* WHAT NEEDS TO BE DONE
Quote the listing below in full and exactly as written, but omit every picture.
· · · · · · ·
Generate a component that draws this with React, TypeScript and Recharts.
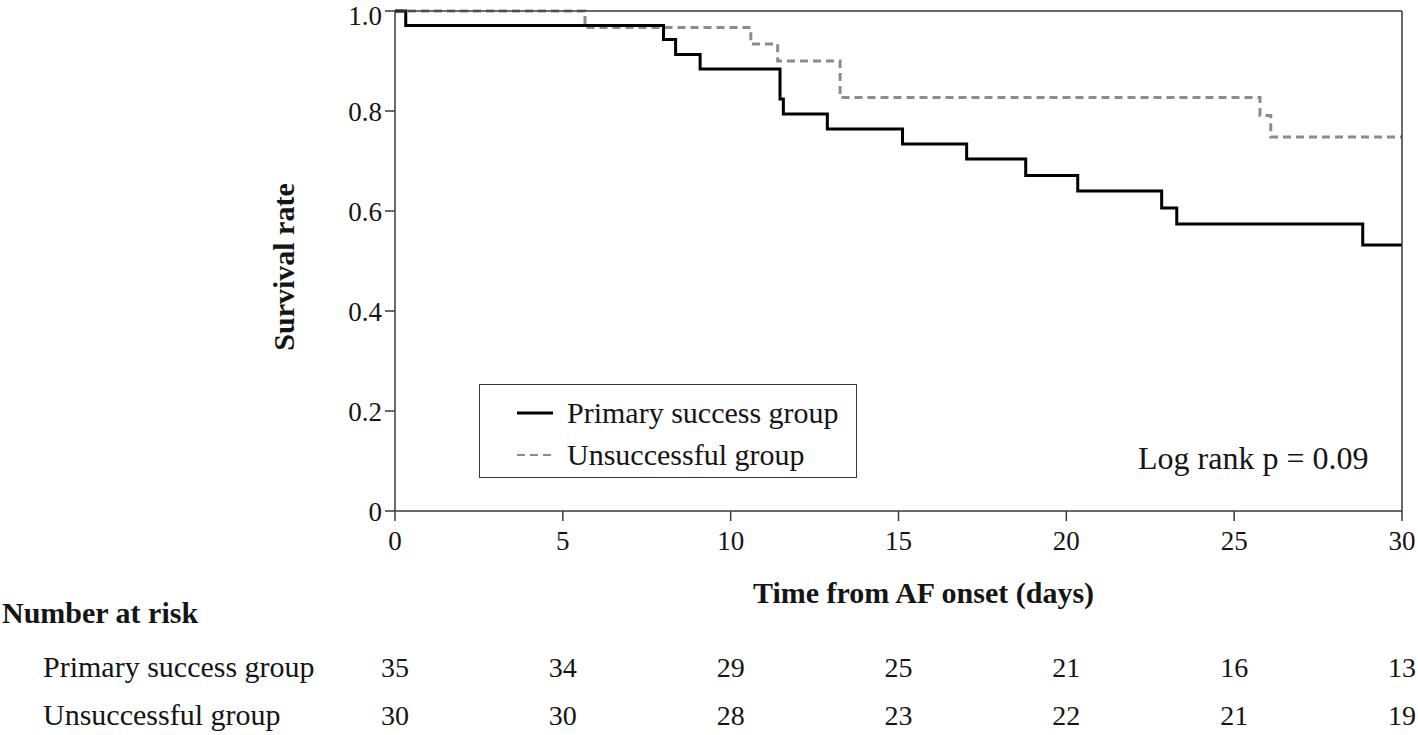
import React from "react";
import {
  LineChart,
  Line,
  XAxis,
  YAxis,
  Legend,
  ReferenceLine,
} from "recharts";

// Kaplan-Meier steps (time in days, survival)
const PRIMARY_TIMES = [0, 0.32, 8.0, 8.36, 9.09, 11.47, 11.57, 12.88, 15.12, 17.03, 18.79, 20.34, 22.84, 23.29, 28.83, 30];
const PRIMARY_SURV = [1, 0.971, 0.943, 0.913, 0.884, 0.824, 0.794, 0.764, 0.734, 0.704, 0.671, 0.64, 0.606, 0.574, 0.532, 0.532];

const UNSUCC_TIMES = [0, 5.66, 10.6, 11.4, 13.26, 25.77, 26.09, 30];
const UNSUCC_SURV = [1, 0.967, 0.934, 0.9, 0.827, 0.791, 0.748, 0.748];

const X_TICKS = [0, 5, 10, 15, 20, 25, 30];
const Y_TICKS = [0, 0.2, 0.4, 0.6, 0.8, 1];

// number at risk at each x tick
const RISK_PRIMARY = [35, 34, 29, 25, 21, 16, 13];
const RISK_UNSUCC = [30, 30, 28, 23, 22, 21, 19];

const primaryData = PRIMARY_TIMES.map((t, i) => ({ t, s: PRIMARY_SURV[i] }));
const unsuccData = UNSUCC_TIMES.map((t, i) => ({ t, s: UNSUCC_SURV[i] }));

const FONT = '"Liberation Serif", "Times New Roman", serif';
const AXIS_COLOR = "#3a3a3a";
const TEXT_COLOR = "#151515";

const fmtY = (v: number) => (v === 0 ? "0" : v.toFixed(1));

// x tick label plus the two number-at-risk rows underneath it
function XTick({ x, y, payload }: any) {
  const i = X_TICKS.indexOf(payload.value);
  return (
    <g fontFamily={FONT} fill={TEXT_COLOR} textAnchor="middle">
      <text x={x} y={y} dy="0.71em" fontSize={27}>
        {payload.value}
      </text>
      <text x={x} y={y + 146} fontSize={28}>
        {RISK_PRIMARY[i]}
      </text>
      <text x={x} y={y + 194} fontSize={28}>
        {RISK_UNSUCC[i]}
      </text>
    </g>
  );
}

function YTick({ x, y, payload }: any) {
  // keep the top label inside the page
  const shift = payload.value === 1 ? 4 : 0;
  return (
    <text x={x} y={y + shift} dy="0.355em" textAnchor="end" fontSize={27} fontFamily={FONT} fill={TEXT_COLOR}>
      {fmtY(payload.value)}
    </text>
  );
}

function LegendBox(props: any) {
  const items = props.payload || [];
  return (
    <div
      style={{
        width: 376,
        height: 92,
        border: `1.5px solid ${AXIS_COLOR}`,
        position: "relative",
        background: "white",
        fontFamily: FONT,
      }}
    >
      {items.map((item: any, i: number) => (
        <div key={item.value} style={{ position: "absolute", left: 0, top: 7 + i * 42, height: 42, width: "100%" }}>
          <svg width={80} height={42} style={{ position: "absolute", left: 0, top: 0 }}>
            <line
              x1={37}
              x2={73}
              y1={21}
              y2={21}
              stroke={item.color}
              strokeWidth={i === 0 ? 3 : 2}
              strokeDasharray={item.payload?.strokeDasharray}
            />
          </svg>
          <span
            style={{
              position: "absolute",
              left: 87,
              top: 0,
              lineHeight: "42px",
              fontSize: 30,
              color: TEXT_COLOR,
              whiteSpace: "nowrap",
            }}
          >
            {item.value}
          </span>
        </div>
      ))}
    </div>
  );
}

function BottomTexts(p: any) {
  const y0 = p.viewBox.y;
  return (
    <g fontFamily={FONT} fill={TEXT_COLOR} fontSize={30}>
      <text x={p.viewBox.x + p.viewBox.width / 2 + 25} y={y0 + 92} textAnchor="middle" fontWeight="bold">
        Time from AF onset (days)
      </text>
      <text x={2} y={y0 + 112} fontWeight="bold">
        Number at risk
      </text>
      <text x={43} y={y0 + 166}>
        Primary success group
      </text>
      <text x={43} y={y0 + 214}>
        Unsuccessful group
      </text>
    </g>
  );
}

export default function App() {
  return (
    <div style={{ width: 1418, height: 735, position: "relative", background: "white" }}>
      <style>{"body{margin:0}"}</style>
      <LineChart
        width={1418}
        height={735}
        margin={{ top: 11, right: 16, bottom: 0, left: 0 }}
        style={{ fontFamily: FONT }}
      >
        <XAxis
          dataKey="t"
          type="number"
          domain={[0, 30]}
          ticks={X_TICKS}
          allowDataOverflow
          height={224}
          tickSize={10}
          tickMargin={10}
          stroke={AXIS_COLOR}
          strokeWidth={1.5}
          tick={<XTick />}
          label={{ content: (p: any) => <BottomTexts {...p} /> }}
        />
        <YAxis
          type="number"
          domain={[0, 1]}
          ticks={Y_TICKS}
          width={395}
          tickSize={10}
          tickMargin={3}
          stroke={AXIS_COLOR}
          strokeWidth={1.5}
          tick={<YTick />}
          label={{
            content: () => (
              <text
                transform="translate(283,267) rotate(-90)"
                textAnchor="middle"
                dominantBaseline="central"
                fontSize={30}
                fontWeight="bold"
                fontFamily={FONT}
                fill={TEXT_COLOR}
              >
                Survival rate
              </text>
            ),
          }}
        />
        <Legend
          layout="vertical"
          align="center"
          verticalAlign="middle"
          wrapperStyle={{ left: 479, top: 384, width: 380, height: 96 }}
          content={(p: any) => <LegendBox {...p} />}
        />
        <Line
          data={unsuccData}
          dataKey="s"
          name="Unsuccessful group"
          type="stepAfter"
          stroke="#8c8c8c"
          strokeWidth={3}
          strokeDasharray="8 5"
          dot={false}
          isAnimationActive={false}
        />
        <Line
          data={primaryData}
          dataKey="s"
          name="Primary success group"
          type="stepAfter"
          stroke="#000"
          strokeWidth={3}
          dot={false}
          isAnimationActive={false}
        />
        <ReferenceLine y={1} stroke={AXIS_COLOR} strokeWidth={1.5} ifOverflow="visible" />
        <ReferenceLine x={30} stroke={AXIS_COLOR} strokeWidth={1.5} ifOverflow="visible" />
      </LineChart>
      <div
        style={{
          position: "absolute",
          left: 1138,
          top: 440,
          fontFamily: FONT,
          fontSize: 32,
          color: TEXT_COLOR,
          whiteSpace: "nowrap",
          lineHeight: "36px",
        }}
      >
        Log rank p = 0.09
      </div>
    </div>
  );
}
· · · · · · ·
* ANSWER IN FULL
Generate a component that draws this with React, TypeScript and Recharts.
import React from "react";
import {
  LineChart,
  Line,
  XAxis,
  YAxis,
  Legend,
  ReferenceLine,
} from "recharts";

// Kaplan-Meier steps (time in days, survival)
const PRIMARY_TIMES = [0, 0.32, 8.0, 8.36, 9.09, 11.47, 11.57, 12.88, 15.12, 17.03, 18.79, 20.34, 22.84, 23.29, 28.83, 30];
const PRIMARY_SURV = [1, 0.971, 0.943, 0.913, 0.884, 0.824, 0.794, 0.764, 0.734, 0.704, 0.671, 0.64, 0.606, 0.574, 0.532, 0.532];

const UNSUCC_TIMES = [0, 5.66, 10.6, 11.4, 13.26, 25.77, 26.09, 30];
const UNSUCC_SURV = [1, 0.967, 0.934, 0.9, 0.827, 0.791, 0.748, 0.748];

const X_TICKS = [0, 5, 10, 15, 20, 25, 30];
const Y_TICKS = [0, 0.2, 0.4, 0.6, 0.8, 1];

// number at risk at each x tick
const RISK_PRIMARY = [35, 34, 29, 25, 21, 16, 13];
const RISK_UNSUCC = [30, 30, 28, 23, 22, 21, 19];

const primaryData = PRIMARY_TIMES.map((t, i) => ({ t, s: PRIMARY_SURV[i] }));
const unsuccData = UNSUCC_TIMES.map((t, i) => ({ t, s: UNSUCC_SURV[i] }));

const FONT = '"Liberation Serif", "Times New Roman", serif';
const AXIS_COLOR = "#3a3a3a";
const TEXT_COLOR = "#151515";

const fmtY = (v: number) => (v === 0 ? "0" : v.toFixed(1));

// x tick label plus the two number-at-risk rows underneath it
function XTick({ x, y, payload }: any) {
  const i = X_TICKS.indexOf(payload.value);
  return (
    <g fontFamily={FONT} fill={TEXT_COLOR} textAnchor="middle">
      <text x={x} y={y} dy="0.71em" fontSize={27}>
        {payload.value}
      </text>
      <text x={x} y={y + 146} fontSize={28}>
        {RISK_PRIMARY[i]}
      </text>
      <text x={x} y={y + 194} fontSize={28}>
        {RISK_UNSUCC[i]}
      </text>
    </g>
  );
}

function YTick({ x, y, payload }: any) {
  // keep the top label inside the page
  const shift = payload.value === 1 ? 4 : 0;
  return (
    <text x={x} y={y + shift} dy="0.355em" textAnchor="end" fontSize={27} fontFamily={FONT} fill={TEXT_COLOR}>
      {fmtY(payload.value)}
    </text>
  );
}

function LegendBox(props: any) {
  const items = props.payload || [];
  return (
    <div
      style={{
        width: 376,
        height: 92,
        border: `1.5px solid ${AXIS_COLOR}`,
        position: "relative",
        background: "white",
        fontFamily: FONT,
      }}
    >
      {items.map((item: any, i: number) => (
        <div key={item.value} style={{ position: "absolute", left: 0, top: 7 + i * 42, height: 42, width: "100%" }}>
          <svg width={80} height={42} style={{ position: "absolute", left: 0, top: 0 }}>
            <line
              x1={37}
              x2={73}
              y1={21}
              y2={21}
              stroke={item.color}
              strokeWidth={i === 0 ? 3 : 2}
              strokeDasharray={item.payload?.strokeDasharray}
            />
          </svg>
          <span
            style={{
              position: "absolute",
              left: 87,
              top: 0,
              lineHeight: "42px",
              fontSize: 30,
              color: TEXT_COLOR,
              whiteSpace: "nowrap",
            }}
          >
            {item.value}
          </span>
        </div>
      ))}
    </div>
  );
}

function BottomTexts(p: any) {
  const y0 = p.viewBox.y;
  return (
    <g fontFamily={FONT} fill={TEXT_COLOR} fontSize={30}>
      <text x={p.viewBox.x + p.viewBox.width / 2 + 25} y={y0 + 92} textAnchor="middle" fontWeight="bold">
        Time from AF onset (days)
      </text>
      <text x={2} y={y0 + 112} fontWeight="bold">
        Number at risk
      </text>
      <text x={43} y={y0 + 166}>
        Primary success group
      </text>
      <text x={43} y={y0 + 214}>
        Unsuccessful group
      </text>
    </g>
  );
}

export default function App() {
  return (
    <div style={{ width: 1418, height: 735, position: "relative", background: "white" }}>
      <style>{"body{margin:0}"}</style>
      <LineChart
        width={1418}
        height={735}
        margin={{ top: 11, right: 16, bottom: 0, left: 0 }}
        style={{ fontFamily: FONT }}
      >
        <XAxis
          dataKey="t"
          type="number"
          domain={[0, 30]}
          ticks={X_TICKS}
          allowDataOverflow
          height={224}
          tickSize={10}
          tickMargin={10}
          stroke={AXIS_COLOR}
          strokeWidth={1.5}
          tick={<XTick />}
          label={{ content: (p: any) => <BottomTexts {...p} /> }}
        />
        <YAxis
          type="number"
          domain={[0, 1]}
          ticks={Y_TICKS}
          width={395}
          tickSize={10}
          tickMargin={3}
          stroke={AXIS_COLOR}
          strokeWidth={1.5}
          tick={<YTick />}
          label={{
            content: () => (
              <text
                transform="translate(283,267) rotate(-90)"
                textAnchor="middle"
                dominantBaseline="central"
                fontSize={30}
                fontWeight="bold"
                fontFamily={FONT}
                fill={TEXT_COLOR}
              >
                Survival rate
              </text>
            ),
          }}
        />
        <Legend
          layout="vertical"
          align="center"
          verticalAlign="middle"
          wrapperStyle={{ left: 479, top: 384, width: 380, height: 96 }}
          content={(p: any) => <LegendBox {...p} />}
        />
        <Line
          data={unsuccData}
          dataKey="s"
          name="Unsuccessful group"
          type="stepAfter"
          stroke="#8c8c8c"
          strokeWidth={3}
          strokeDasharray="8 5"
          dot={false}
          isAnimationActive={false}
        />
        <Line
          data={primaryData}
          dataKey="s"
          name="Primary success group"
          type="stepAfter"
          stroke="#000"
          strokeWidth={3}
          dot={false}
          isAnimationActive={false}
        />
        <ReferenceLine y={1} stroke={AXIS_COLOR} strokeWidth={1.5} ifOverflow="visible" />
        <ReferenceLine x={30} stroke={AXIS_COLOR} strokeWidth={1.5} ifOverflow="visible" />
      </LineChart>
      <div
        style={{
          position: "absolute",
          left: 1138,
          top: 440,
          fontFamily: FONT,
          fontSize: 32,
          color: TEXT_COLOR,
          whiteSpace: "nowrap",
          lineHeight: "36px",
        }}
      >
        Log rank p = 0.09
      </div>
    </div>
  );
}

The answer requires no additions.